Historically, a separate capital bill from the state supports some of the needed facility renovations. With the absence of a capital bill for the second consecutive fiscal year, Floyd said, President Lefton has taken the initiative to provide spending out of his office to replace some of those funds.
“The new way of looking at things, essentially, is that the president’s office is the primary funder of any of the projects that are going to occur across the campus on a major facility change or renovation,” Floyd said.
The president’s office funds grew 27.7 percent from last year to $10.4 million, which President Lefton said reflects his recent funding of improvement projects like Bowman and Satterfield halls’ renovations and the library’s Fab Fourth, the University Library’s redesigned fourth floor.
“The president’s office, you could say, is the entire university,” Lefton said. “There have been no changes in the structure or function of the president’s office.”
Floyd said an independent consultant two years ago estimated the university has $354 million in deferred maintenance, the price Kent State would have to pay only to bring the buildings back to their original, constructed state. The cost of improving them into state-of-the-art, 21st century facilities, he said, is exponentially larger.
“It’s millions and millions more,” he said. “We haven’t gotten the exact amount because, frankly, we’re so far away from having what we need. These are not minor things we look at. These are huge.”

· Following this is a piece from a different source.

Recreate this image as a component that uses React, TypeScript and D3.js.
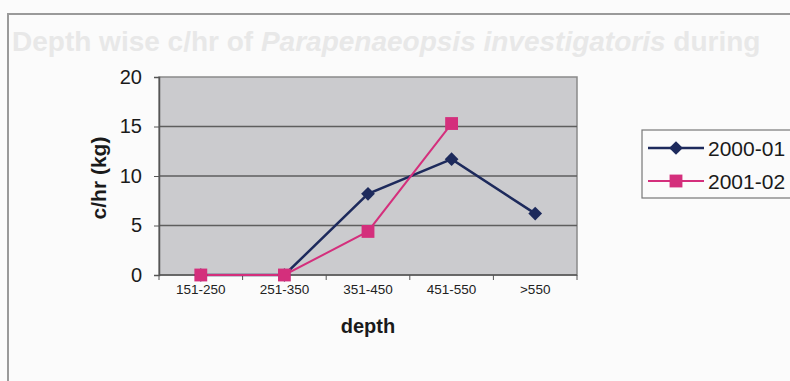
import React, { useEffect, useRef } from 'react';
import * as d3 from 'd3';

const categories = ['151-250', '251-350', '351-450', '451-550', '>550'];
const series2000 = [0, 0, 8.2, 11.7, 6.2];
const series2001 = [0, 0, 4.4, 15.3];
const yTicks = [0, 5, 10, 15, 20];
const seriesNames = ['2000-01', '2001-02'];

const WIDTH = 790;
const HEIGHT = 381;
const PLOT = { left: 159, right: 577, top: 77, bottom: 275 };
const NAVY = '#1d2a5c';
const PINK = '#d42f7c';

const App = () => {
    const ref = useRef<SVGSVGElement>(null);

    useEffect(() => {
        const svg = d3.select(ref.current);
        svg.selectAll('*').remove();

        svg.append('rect')
            .attr('width', WIDTH)
            .attr('height', HEIGHT)
            .attr('fill', '#fbfbfb');

        // ghost text showing through from the scanned page
        const ghost = svg.append('text')
            .attr('x', 12)
            .attr('y', 51)
            .style('font-family', 'Liberation Sans, Arial, sans-serif')
            .style('font-size', '28px')
            .style('font-weight', 'bold')
            .attr('fill', '#e8e8e8');
        ghost.append('tspan').text('Depth wise c/hr of ');
        ghost.append('tspan').style('font-style', 'italic').text('Parapenaeopsis investigatoris');
        ghost.append('tspan').text(' during');

        // outer frame
        svg.append('path')
            .attr('d', `M8,${HEIGHT + 5} V14 H${WIDTH + 5}`)
            .attr('fill', 'none')
            .attr('stroke', '#9a9a9a')
            .attr('stroke-width', 2);

        const x = d3.scaleBand<string>()
            .domain(categories)
            .range([PLOT.left, PLOT.right]);

        const y = d3.scaleLinear()
            .domain([0, 20])
            .range([PLOT.bottom, PLOT.top]);

        // plot area
        svg.append('rect')
            .attr('x', PLOT.left)
            .attr('y', PLOT.top)
            .attr('width', PLOT.right - PLOT.left)
            .attr('height', PLOT.bottom - PLOT.top)
            .attr('fill', '#cbcbce')
            .attr('stroke', '#8a8a8a')
            .attr('stroke-width', 1.5);

        // gridlines
        svg.append('g')
            .selectAll('line')
            .data(yTicks.filter(d => d > 0 && d < 20))
            .enter().append('line')
            .attr('x1', PLOT.left)
            .attr('x2', PLOT.right)
            .attr('y1', d => y(d))
            .attr('y2', d => y(d))
            .attr('stroke', '#5e5e5e')
            .attr('stroke-width', 1.6);

        // y axis
        const yAxis = svg.append('g')
            .attr('transform', `translate(${PLOT.left},0)`)
            .call(d3.axisLeft(y).tickValues(yTicks).tickSize(5).tickPadding(12));
        yAxis.select('.domain').attr('stroke', '#555').attr('stroke-width', 1.5);
        yAxis.selectAll('line').attr('stroke', '#555');
        yAxis.selectAll('text')
            .style('font-family', 'Liberation Sans, Arial, sans-serif')
            .style('font-size', '20px')
            .attr('fill', '#1a1a1a');

        // x axis, ticks between categories
        const xAxisG = svg.append('g')
            .attr('transform', `translate(0,${PLOT.bottom})`);
        xAxisG.append('line')
            .attr('x1', PLOT.left)
            .attr('x2', PLOT.right)
            .attr('stroke', '#555')
            .attr('stroke-width', 1.5);
        xAxisG.selectAll('.tk')
            .data(categories.concat(['end']))
            .enter().append('line')
            .attr('x1', (d, i) => PLOT.left + i * x.bandwidth())
            .attr('x2', (d, i) => PLOT.left + i * x.bandwidth())
            .attr('y1', 0)
            .attr('y2', 5)
            .attr('stroke', '#555');
        xAxisG.selectAll('text')
            .data(categories)
            .enter().append('text')
            .attr('x', d => x(d)! + x.bandwidth() / 2)
            .attr('y', 19)
            .attr('text-anchor', 'middle')
            .style('font-family', 'Liberation Sans, Arial, sans-serif')
            .style('font-size', '13.5px')
            .attr('fill', '#222')
            .text(d => d);

        // axis titles
        svg.append('text')
            .attr('transform', `translate(106,${(PLOT.top + PLOT.bottom) / 2 + 2}) rotate(-90)`)
            .attr('text-anchor', 'middle')
            .style('font-family', 'Liberation Sans, Arial, sans-serif')
            .style('font-size', '21px')
            .style('font-weight', 'bold')
            .attr('fill', '#1a1a1a')
            .text('c/hr (kg)');

        svg.append('text')
            .attr('x', (PLOT.left + PLOT.right) / 2)
            .attr('y', 333)
            .attr('text-anchor', 'middle')
            .style('font-family', 'Liberation Sans, Arial, sans-serif')
            .style('font-size', '20px')
            .style('font-weight', 'bold')
            .attr('fill', '#1a1a1a')
            .text('depth');

        const cx = (i: number) => x(categories[i])! + x.bandwidth() / 2;

        const line = d3.line<number>()
            .x((d, i) => cx(i))
            .y(d => y(d));

        // 2000-01 series
        svg.append('path')
            .datum(series2000)
            .attr('fill', 'none')
            .attr('stroke', NAVY)
            .attr('stroke-width', 2.5)
            .attr('d', line);

        // 2001-02 series
        svg.append('path')
            .datum(series2001)
            .attr('fill', 'none')
            .attr('stroke', PINK)
            .attr('stroke-width', 2)
            .attr('d', line);

        const diamond = d3.symbol().type(d3.symbolDiamond2).size(120);
        const square = d3.symbol().type(d3.symbolSquare).size(165);

        svg.append('g')
            .selectAll('path')
            .data(series2000)
            .enter().append('path')
            .attr('d', diamond)
            .attr('transform', (d, i) => `translate(${cx(i)},${y(d)})`)
            .attr('fill', NAVY);

        svg.append('g')
            .selectAll('path')
            .data(series2001)
            .enter().append('path')
            .attr('d', square)
            .attr('transform', (d, i) => `translate(${cx(i)},${y(d)})`)
            .attr('fill', PINK);

        // legend
        const legend = svg.append('g');
        legend.append('rect')
            .attr('x', 642)
            .attr('y', 130)
            .attr('width', 160)
            .attr('height', 68)
            .attr('fill', '#fbfbfb')
            .attr('stroke', '#777')
            .attr('stroke-width', 1.2);
        const colors = [NAVY, PINK];
        const symbols = [diamond, square];
        seriesNames.forEach((name, i) => {
            const ly = 148 + i * 33;
            legend.append('line')
                .attr('x1', 648)
                .attr('x2', 704)
                .attr('y1', ly)
                .attr('y2', ly)
                .attr('stroke', colors[i])
                .attr('stroke-width', i === 0 ? 2.5 : 2);
            legend.append('path')
                .attr('d', symbols[i])
                .attr('transform', `translate(676,${ly})`)
                .attr('fill', colors[i]);
            legend.append('text')
                .attr('x', 708)
                .attr('y', ly + 8)
                .style('font-family', 'Liberation Sans, Arial, sans-serif')
                .style('font-size', '21px')
                .attr('fill', '#1a1a1a')
                .text(name);
        });
    }, []);

    return (
        <svg ref={ref} width={WIDTH} height={HEIGHT}
            style={{ position: 'absolute', left: 0, top: 0 }} />
    );
};

export default App;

Floyd said Lefton has the task of prioritizing most of the university’s capital resources. The priorities the president normally favors, he said, are “strategic investments.”
“Those priorities tend to be around the investments in terms of the future, so we have a strong and sustainable enrollment, and the second is to address and fix the things that have been neglected for a long time,” Floyd said. “Clearly, the investment side is something you have to put on the top burner.”

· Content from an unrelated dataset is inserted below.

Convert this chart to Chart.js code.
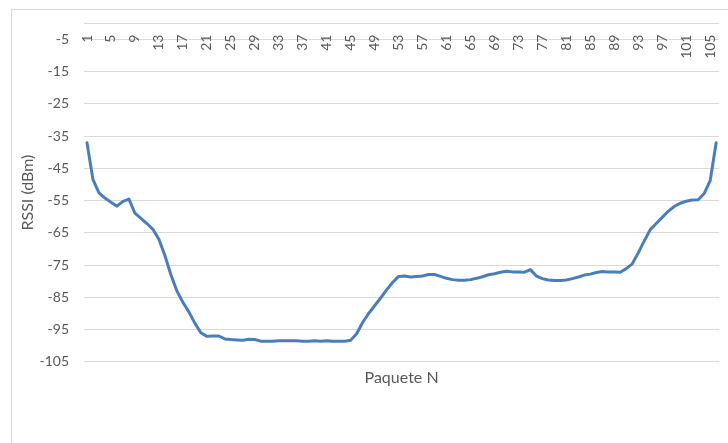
<!DOCTYPE html>
<html>
<head>
<meta charset="utf-8">
<script src="https://cdn.jsdelivr.net/npm/chart.js@4/dist/chart.umd.min.js"></script>
<style>
  html, body { margin: 0; padding: 0; background: #ffffff; }
  #wrap { position: relative; width: 728px; height: 443px; overflow: hidden; }
  #frame { position: absolute; left: 11px; top: 9px; width: 760px; height: 500px; border: 1px solid #d9d9d9; box-sizing: border-box; }
  canvas { position: absolute; left: 0; top: 0; }
</style>
</head>
<body>
<div id="wrap">
  <div id="frame"></div>
  <canvas id="chart" width="728" height="443"></canvas>
</div>
<script>
// Packet numbers 1..106
const packets = [
  '1','2','3','4','5','6','7','8','9','10','11','12','13','14','15','16','17','18','19','20',
  '21','22','23','24','25','26','27','28','29','30','31','32','33','34','35','36','37','38','39','40',
  '41','42','43','44','45','46','47','48','49','50','51','52','53','54','55','56','57','58','59','60',
  '61','62','63','64','65','66','67','68','69','70','71','72','73','74','75','76','77','78','79','80',
  '81','82','83','84','85','86','87','88','89','90','91','92','93','94','95','96','97','98','99','100',
  '101','102','103','104','105','106'
];

// Received signal strength per packet (dBm)
const rssi = [
  -37, -48.5, -52.6, -54.2, -55.5, -56.7, -55.2, -54.5, -58.9, -60.5,
  -62.1, -63.9, -67, -72, -78, -83, -86.5, -89.5, -93, -96,
  -97.1, -97, -97, -97.9, -98.1, -98.2, -98.3, -98.0, -98.1, -98.6,
  -98.6, -98.6, -98.5, -98.5, -98.5, -98.5, -98.6, -98.6, -98.5, -98.6,
  -98.5, -98.6, -98.6, -98.6, -98.3, -96.3, -92.8, -90, -87.6, -85.2,
  -82.7, -80.4, -78.5, -78.4, -78.7, -78.5, -78.4, -77.9, -77.9, -78.5,
  -79.1, -79.5, -79.7, -79.7, -79.5, -79.1, -78.6, -78, -77.7, -77.2,
  -76.9, -77.1, -77.1, -77.2, -76.4, -78.4, -79.2, -79.6, -79.8, -79.8,
  -79.6, -79.2, -78.7, -78.1, -77.8, -77.3, -77, -77.1, -77.1, -77.2,
  -76.1, -74.6, -71.2, -67.5, -64, -62.1, -60.2, -58.3, -56.8, -55.8,
  -55.2, -54.8, -54.7, -52.8, -48.8, -37
];

// Value axis ticks (labelled) and upper bound
const yTicks = [-105, -95, -85, -75, -65, -55, -45, -35, -25, -15, -5];
const yMax = 0;

const textColor = '#595959';
const gridColor = '#d9d9d9';

new Chart(document.getElementById('chart'), {
  type: 'line',
  data: {
    labels: packets,
    datasets: [{
      label: 'RSSI',
      data: rssi,
      borderColor: '#4a7ebb',
      borderWidth: 3,
      pointRadius: 0,
      tension: 0,
      borderJoinStyle: 'round',
      borderCapStyle: 'round',
      fill: false
    }]
  },
  options: {
    responsive: false,
    animation: false,
    layout: { padding: { left: 0, right: 4, top: 20, bottom: 0 } },
    plugins: { legend: { display: false }, tooltip: { enabled: false } },
    scales: {
      x: {
        type: 'category',
        offset: true,
        position: { y: -5 },
        border: { display: false },
        grid: { display: false, drawTicks: false },
        ticks: {
          autoSkip: false,
          minRotation: 90,
          maxRotation: 90,
          padding: -5,
          color: textColor,
          font: { family: 'Lato', size: 14 },
          callback: function (value, index) {
            return index % 4 === 0 ? packets[index] : '';
          }
        }
      },
      xTitle: {
        type: 'category',
        position: 'bottom',
        labels: packets,
        border: { display: false },
        grid: { display: false, drawTicks: false },
        ticks: { display: false },
        title: {
          display: true,
          text: 'Paquete N',
          color: textColor,
          font: { family: 'Lato', size: 16 },
          padding: { top: 6, bottom: 56 }
        }
      },
      y: {
        min: -105,
        max: yMax,
        border: { display: false },
        grid: { color: gridColor, lineWidth: 1, drawTicks: false },
        afterBuildTicks: function (scale) {
          scale.ticks = yTicks.concat([yMax]).map(v => ({ value: v }));
        },
        afterFit: function (scale) { scale.width = 84; },
        ticks: {
          padding: 15,
          color: textColor,
          font: { family: 'Lato', size: 14 },
          callback: function (value) {
            return yTicks.includes(value) ? String(value) : '';
          }
        },
        title: {
          display: true,
          text: 'RSSI (dBm)',
          color: textColor,
          font: { family: 'Lato', size: 16 },
          padding: { top: 18, bottom: 0 }
        }
      }
    }
  }
});
</script>
</body>
</html>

Such strategies have included funding for the TV marketing campaign, additional student recruiters and more scholarships and fundraising, he said, all of which have proven to be worthy investments.

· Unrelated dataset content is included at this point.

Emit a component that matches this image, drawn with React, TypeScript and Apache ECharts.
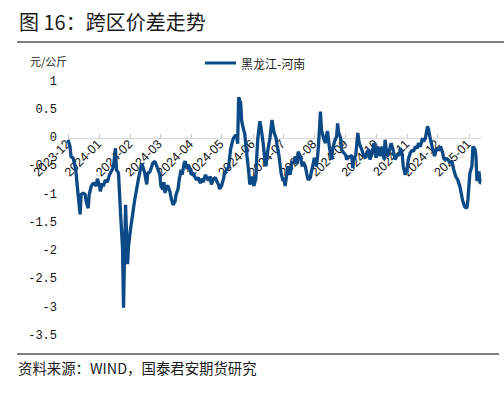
import React, { useEffect, useRef } from "react";
import * as echarts from "echarts";

// Series: 黑龙江-河南 (元/公斤), sampled by day offset from 2023-12-01
const startDate = "2023-12-01";
const lastDayOffset = 409;
const dayOffsets = [
  0, 2, 3, 5, 7, 8, 10, 12, 13, 15, 17, 18, 20, 21, 23, 25, 26, 28, 29, 31,
  32, 34, 35, 37, 39, 41, 42, 44, 45, 47, 48, 50, 52, 54, 55, 57, 59, 60, 62, 64,
  66, 68, 70, 73, 74, 76, 78, 79, 81, 83, 84, 86, 88, 89, 91, 92, 94, 95, 96, 98,
  99, 101, 102, 104, 106, 107, 109, 110, 112, 113, 115, 116, 118, 119, 121, 122, 124, 126, 127, 129,
  131, 132, 134, 136, 137, 139, 141, 142, 144, 146, 147, 149, 150, 152, 154, 155, 157, 159, 161, 163,
  164, 166, 167, 168, 169, 171, 172, 174, 175, 177, 179, 180, 182, 183, 184, 186, 187, 188, 190, 191,
  193, 195, 196, 198, 200, 202, 204, 206, 207, 209, 211, 213, 214, 215, 217, 218, 220, 221, 222, 224,
  225, 227, 228, 230, 232, 233, 235, 237, 238, 240, 241, 243, 244, 246, 247, 248, 250, 251, 253, 255,
  256, 257, 259, 261, 262, 264, 266, 267, 268, 270, 271, 273, 275, 276, 278, 279, 281, 282, 283, 285,
  287, 288, 289, 291, 293, 295, 296, 298, 299, 301, 303, 304, 305, 307, 309, 310, 311, 313, 314, 316,
  317, 318, 320, 322, 323, 324, 326, 328, 329, 331, 332, 334, 336, 337, 339, 341, 342, 344, 346, 347,
  349, 351, 352, 354, 356, 357, 359, 361, 363, 365, 367, 369, 371, 372, 373, 375, 377, 378, 380, 382,
  384, 386, 388, 389, 391, 393, 395, 396, 398, 400, 401, 403, 404, 405, 407, 408, 409,
];
const spreadValues = [
  -0.03, -0.15, -0.33, -0.35, -0.5, -0.62, -1.0, -1.35, -1.0, -0.97, -1.0, -1.12, -1.24, -1.0, -0.85, -0.8, -0.8, -0.85, -0.72, -0.82,
  -0.94, -0.8, -0.85, -0.74, -0.78, -0.65, -0.62, -0.55, -0.5, -0.18, -0.56, -0.62, -1.32, -1.95, -3.0, -1.18, -2.23, -1.9, -1.6, -1.35,
  -1.1, -0.9, -0.7, -0.45, -0.5, -0.62, -0.82, -0.62, -0.6, -0.5, -0.44, -0.41, -0.5, -0.55, -0.65, -0.85, -0.91, -0.78, -0.97, -0.85,
  -0.85, -0.95, -1.05, -1.18, -1.12, -1.0, -0.9, -0.75, -0.56, -0.65, -0.45, -0.41, -0.55, -0.47, -0.55, -0.65, -0.62, -0.7, -0.74, -0.7,
  -0.8, -0.72, -0.78, -0.65, -0.68, -0.75, -0.68, -0.82, -0.72, -0.7, -0.75, -0.82, -0.9, -0.85, -0.72, -0.62, -0.56, -0.52, -0.2, -0.05,
  0.0, 0.05, 0.04, -0.1, 0.72, 0.62, 0.3, 0.14, 0.08, -0.28, -0.6, -0.82, -0.75, -0.68, -0.85, -0.72, -0.3, 0.0, 0.3, 0.2,
  -0.05, -0.4, -0.5, -0.2, 0.0, 0.32, 0.1, 0.0, -0.12, -0.32, -0.62, -0.76, -0.7, -0.85, -0.6, -0.5, -0.65, -0.5, -0.41, -0.45,
  -0.32, -0.45, -0.24, -0.32, -0.5, -0.42, -0.5, -0.68, -0.74, -0.7, -0.6, -0.44, -0.35, -0.5, -0.35, -0.15, 0.47, 0.15, 0.0, -0.09,
  0.05, 0.12, -0.18, -0.38, -0.2, -0.06, 0.03, 0.26, 0.1, 0.0, -0.21, -0.26, -0.3, -0.38, -0.32, -0.35, -0.3, -0.53, -0.4, -0.3,
  0.09, -0.05, -0.12, -0.21, -0.32, -0.35, -0.25, -0.21, -0.38, -0.28, -0.09, -0.2, -0.35, -0.15, -0.32, -0.22, -0.15, -0.38, -0.03, -0.32,
  -0.3, -0.24, -0.09, -0.21, -0.3, -0.38, -0.3, -0.3, -0.18, -0.29, -0.5, -0.65, -0.53, -0.38, -0.26, -0.21, -0.24, -0.15, -0.18, -0.09,
  -0.15, 0.0, -0.06, 0.0, 0.21, 0.15, -0.03, -0.18, -0.32, -0.18, -0.22, -0.15, -0.26, -0.35, -0.38, -0.36, -0.4, -0.44, -0.4, -0.56,
  -0.68, -0.74, -0.85, -0.94, -1.12, -1.22, -1.24, -1.1, -0.62, -0.5, -0.15, -0.2, -0.32, -0.76, -0.59, -0.79, -0.79,
];
const seriesName = "黑龙江-河南";
const yTicks = [1, 0.5, 0, -0.5, -1, -1.5, -2, -2.5, -3, -3.5];
const yMin = -3.5;
const yMax = 1;
const titleText = "图 16：跨区价差走势";
const unitText = "元/公斤";
const sourceText = "资料来源：WIND，国泰君安期货研究";

const gridTop = 81.5;
const gridBottom = 59;
const chartHeight = 395;

function pad(n: number) {
  return n < 10 ? "0" + n : String(n);
}

function buildCategories(): string[] {
  const out: string[] = [];
  const [y, m, d] = startDate.split("-").map(Number);
  for (let i = 0; i <= lastDayOffset; i++) {
    const dt = new Date(Date.UTC(y, m - 1, d + i));
    out.push(`${dt.getUTCFullYear()}-${pad(dt.getUTCMonth() + 1)}-${pad(dt.getUTCDate())}`);
  }
  return out;
}

export default function App() {
  const ref = useRef<HTMLDivElement>(null);
  useEffect(() => {
    if (!ref.current) return;
    const chart = echarts.init(ref.current, undefined, { renderer: "svg" });
    const categories = buildCategories();
    const data: (number | null)[] = categories.map(() => null);
    dayOffsets.forEach((off, i) => {
      data[off] = spreadValues[i];
    });
    // place the category axis on the zero line
    const plotH = chartHeight - gridTop - gridBottom;
    const zeroFromBottom = ((0 - yMin) / (yMax - yMin)) * plotH;
    const isMonthStart = (_i: number, v: string) => v.endsWith("-01");
    chart.setOption({
      animation: false,
      backgroundColor: "#ffffff",
      grid: { left: 68, right: 23, top: gridTop, bottom: gridBottom, containLabel: false },
      legend: {
        left: 205,
        top: 57,
        padding: 0,
        icon: "rect",
        itemWidth: 31,
        itemHeight: 3,
        data: [seriesName],
        textStyle: { fontFamily: "Noto Sans CJK SC", fontSize: 12, color: "#222" },
      },
      xAxis: {
        type: "category",
        data: categories,
        boundaryGap: false,
        offset: -zeroFromBottom,
        axisLine: { onZero: false, lineStyle: { color: "#d9d9d9", width: 1 } },
        axisTick: { inside: true, length: 4, interval: isMonthStart, lineStyle: { color: "#c8c8c8" } },
        axisLabel: {
          interval: isMonthStart,
          rotate: 45,
          margin: 4,
          color: "#111",
          fontFamily: "Liberation Sans",
          fontSize: 12.5,
          formatter: (v: string) => v.slice(0, 7),
        },
        splitLine: { show: false },
      },
      yAxis: {
        type: "value",
        min: yMin,
        max: yMax,
        interval: 0.5,
        axisLine: { show: false },
        axisTick: { show: false },
        splitLine: { show: false },
        axisLabel: {
          margin: 11,
          color: "#111",
          fontFamily: "Liberation Mono",
          fontSize: 12,
          formatter: (v: number) => {
            const t = yTicks.find((x) => Math.abs(x - v) < 1e-9);
            return t === undefined ? "" : String(t);
          },
        },
      },
      graphic: [
        {
          type: "text",
          left: 19,
          top: 11,
          style: { text: titleText, fontFamily: "Noto Sans CJK SC", fontSize: 20, fill: "#1a1a1a" },
        },
        {
          type: "line",
          shape: { x1: 17, y1: 42, x2: 504, y2: 42 },
          style: { stroke: "#000", lineWidth: 1 },
        },
        {
          type: "text",
          left: 30,
          top: 55,
          style: { text: unitText, fontFamily: "Noto Sans CJK SC", fontSize: 11, fill: "#222" },
        },
        {
          type: "line",
          shape: { x1: 17, y1: 354, x2: 499, y2: 354 },
          style: { stroke: "#000", lineWidth: 1 },
        },
        {
          type: "text",
          left: 18,
          top: 360,
          style: { text: sourceText, fontFamily: "Noto Sans CJK SC", fontSize: 14.4, fill: "#1a1a1a" },
        },
      ],
      series: [
        {
          name: seriesName,
          type: "line",
          data,
          connectNulls: true,
          showSymbol: false,
          symbol: "none",
          lineStyle: { color: "#0b4a86", width: 3.3 },
          itemStyle: { color: "#0b4a86" },
        },
      ],
    });
    return () => chart.dispose();
  }, []);
  return (
    <div
      ref={ref}
      style={{ position: "fixed", left: 0, top: 0, width: 504, height: 395 }}
    />
  );
}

“Enrollment that we have enjoyed has been essentially successful because of the investments that’ve been made in order to grow that enrollment,” Floyd said.
The regional campuses’ need for greater revenue from tuition and fees can also be explained, said Denise Zelko, the associate vice president for budget and financial analysis.
“There are more post-secondary students going to the regional campuses, and we have to provide them tuition and books, but we don’t receive full reimbursement for that,” Zelko said.
Dual credit programs like the Post Secondary Enrollment Option Program (PSEOP) and Seniors to Sophomores are partially funded mandates, she said. The 27.2 percent increase in scholarships and fellowships expenditures on regional campuses, she said, reflects Kent State’s requirement to foot the bill for the programs.
Cuts throughout Ohio
Not all public universities in Ohio grew their budget. The University of Cincinnati’s $1.1 billion budget was a 3.3 percent decrease from last year after losing 13.5 percent in state funding.
“FY 2012 was a difficult year for budgeting,” said Jan Diegmueller, executive director of Budget Planning at UC. “However, with strategic planning, budget cuts and increased efficiencies, UC has succeeded in implementing a balanced budget that maintains the quality of our academic and research mission.”
Similar to Kent State, Diegmueller said UC’s main focus of spending will continue to be the academic investments supporting “UC 2019: Accelerating Our Growth,” a strategic plan put forth by UC President Gregory Williams. The plan grades the university each year on its strides for better retention, research enterprise, diversity and community outreach, according to the UC website.